Update BatchNorm Layer State in Siamese netwrok with custom loop for triplet and contrastive loss
5 views (last 30 days)
Filippo Vascellari on 25 Oct 2022
HI everyone, I'm trying to implement a siamese network for face verification. I'm using as a subnetwork a Resnet18 pretrained on my dataset and I'm trying to implement the triplet loss and contrstive loss. The major problem is due to the batch normalization layer in my subnetwork that need to be updated durine the training fase using
But searching on mathworks tutorials, i found the update using only the Crossentropy with one dlarray as input in the forward function that return the state
function [loss,gradients,state] = modelLoss(net,X,T)

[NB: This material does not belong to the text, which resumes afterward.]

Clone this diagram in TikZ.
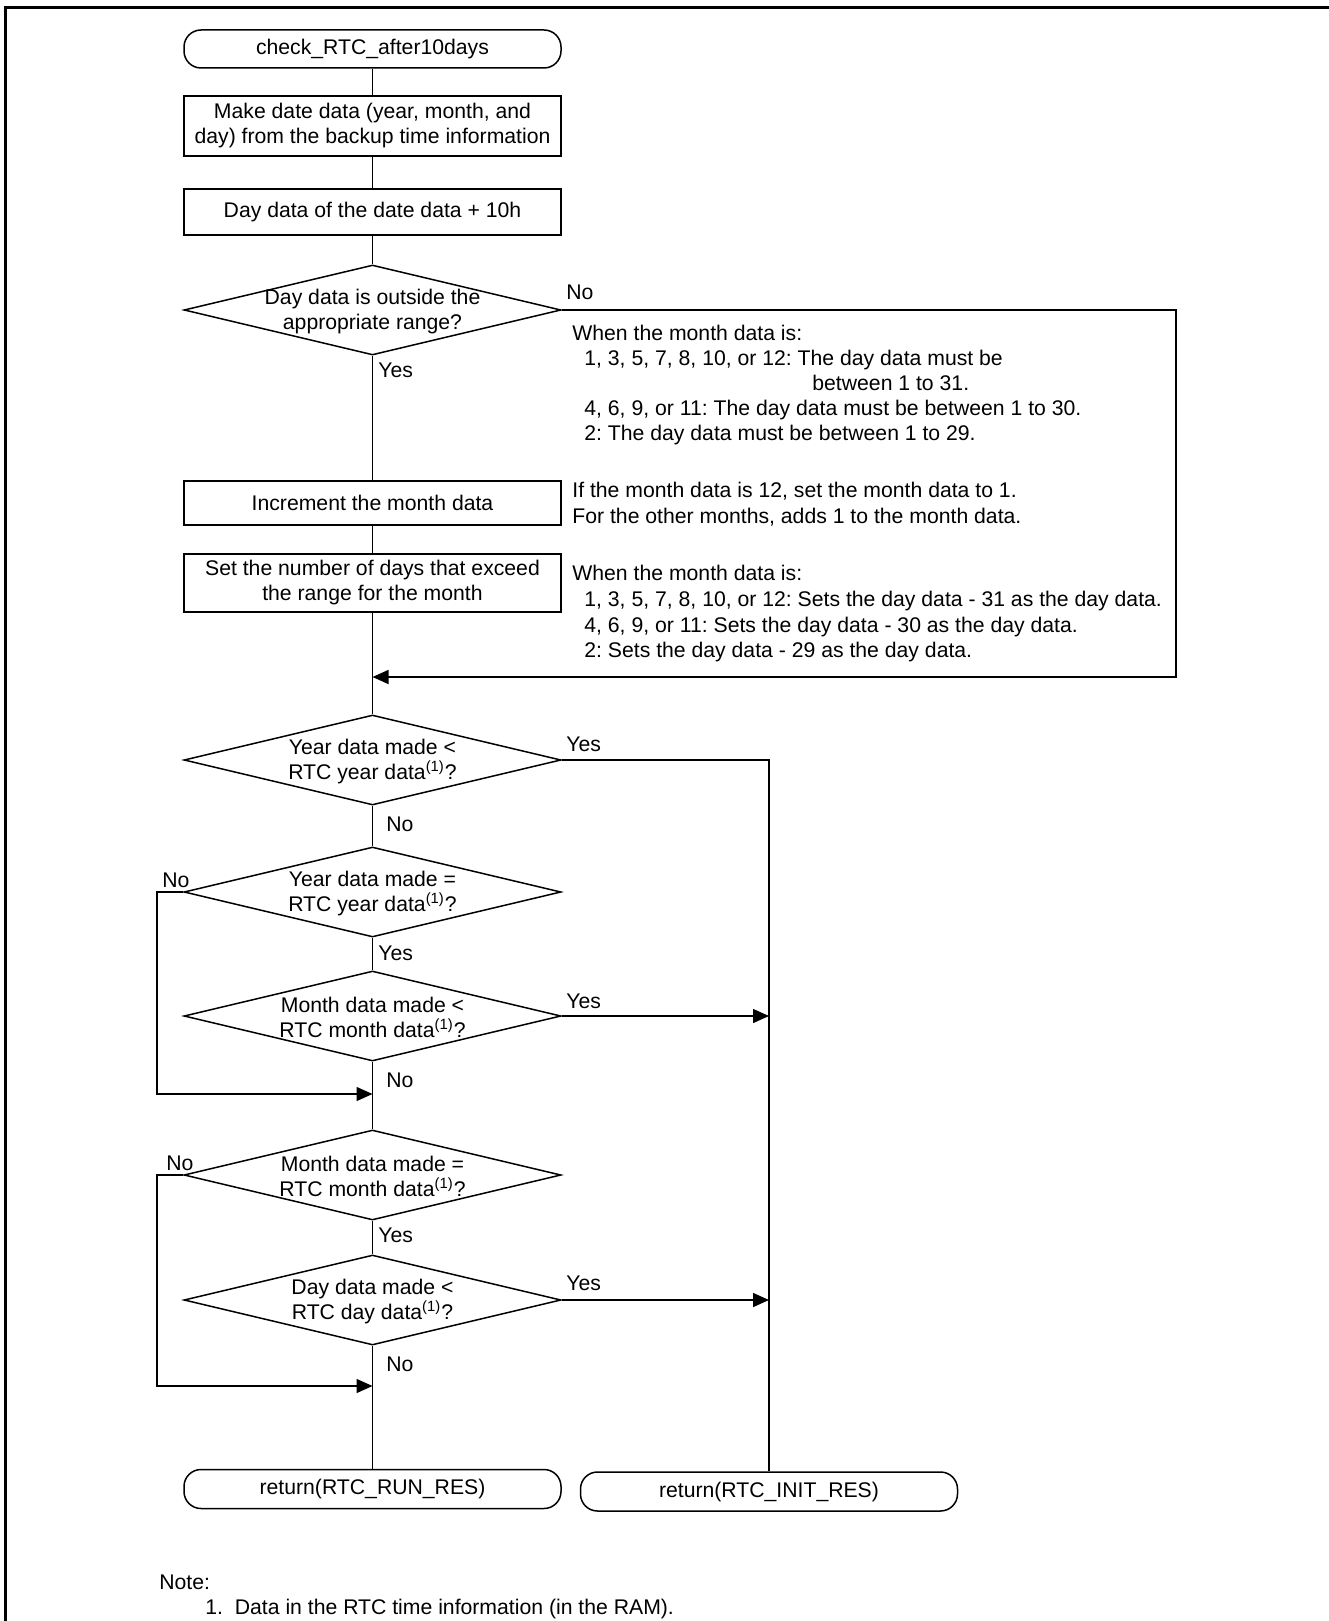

[Y,state] = forward(net,X);
At the moment this is my training loop for Contrastive loss, there is another one similar for the triplet loss that thake 3 images at time
for iteration = 1:numIterations
[X1,X2,pairLabels] = GetSiameseBatch(IMGS, miniBatchSize);
% Convert mini-batch of data to dlarray. Specify the dimension labels
% 'SSCB' (spatial, spatial, channel, batch) for image data
dlX1 = dlarray(single(X1),'SSCB');
dlX2 = dlarray(single(X2),'SSCB');
% clear X1 X2
% I load the pairs into the GPU memory
if (executionEnvironment == "auto" && canUseGPU) || executionEnvironment == "gpu"
dlX1 = gpuArray(dlX1);
dlX2 = gpuArray(dlX2);
% Evaluate the model gradients and the generator state using
% dlfeval and the modelGradients functions
[loss,gradientsSubnet,state] = dlfeval(@modelLoss,dlnet,dlX1,dlX2,pairLabels);
dlnet.State = state;
% Update the Siamese subnetwork parameters. Scope: train the last fc
% for 128 dim features vector
[dlnet,trailingAvgSubnet,trailingAvgSqSubnet] = ...
D = duration(0,0,toc(start),Format="hh:mm:ss");
lossValue = double(gather(extractdata(loss)));
% lossValue = double(loss);
title("Elapsed: " + string(D))
And the model loss is
function [loss,gradientsSubnet,state] = modelLoss(net,X1,X2,pairLabels)
% Pass the image pair through the network.
[F1,F2,state] = ForwardSiamese(net,X1,X2);
% Calculate binary cross-entropy loss.
margin = 1;
loss = ContrastiveLoss(F1,F2,pairLabels, margin);
% Calculate gradients of the loss with respect to the network learnable
gradientsSubnet = dlgradient(loss,net.Learnables);
But in the ForwardSiamese function I make the forward of the two dlarray X1 and X2 that contains the batch of pair images (i.e. in X1 there are 32 images, in X2 same, the first image in X1 is paired qith first image in X2 and so on) and compute the loss, but the state to update the batch norm layer where come from?
function [Y1,Y2,state] = ForwardSiamese(dlnet,dlX1,dlX2)
[Y1,state] = forward(dlnet,dlX1);
Y1 = sigmoid(Y1);
% Pass the second image through the twin subnetwork
Y2 = forward(dlnet,dlX2);
Y2 = sigmoid(Y2);
If i compute also [Y2,state] I have 2 states but which one should be used to update the batch norm TrainedMean and TrainedVariance?
Joss Knight on 6 Nov 2022
Edited: Joss Knight on 6 Nov 2022
Interesting question! The purpose of batch norm state is to collect statistics about typical inputs. In a normal Siamese workflow, both X1 and X2 are valid inputs, so you ought to be able to update the state with either result.
You could aggregate the state from both or even do an additional pass with both to compute the aggregated state, although this would come with extra performance cost. So
[~,dlnet.State] = forward(dlnet, cat(4,X1,X2));
You can do this after the call to dlfeval.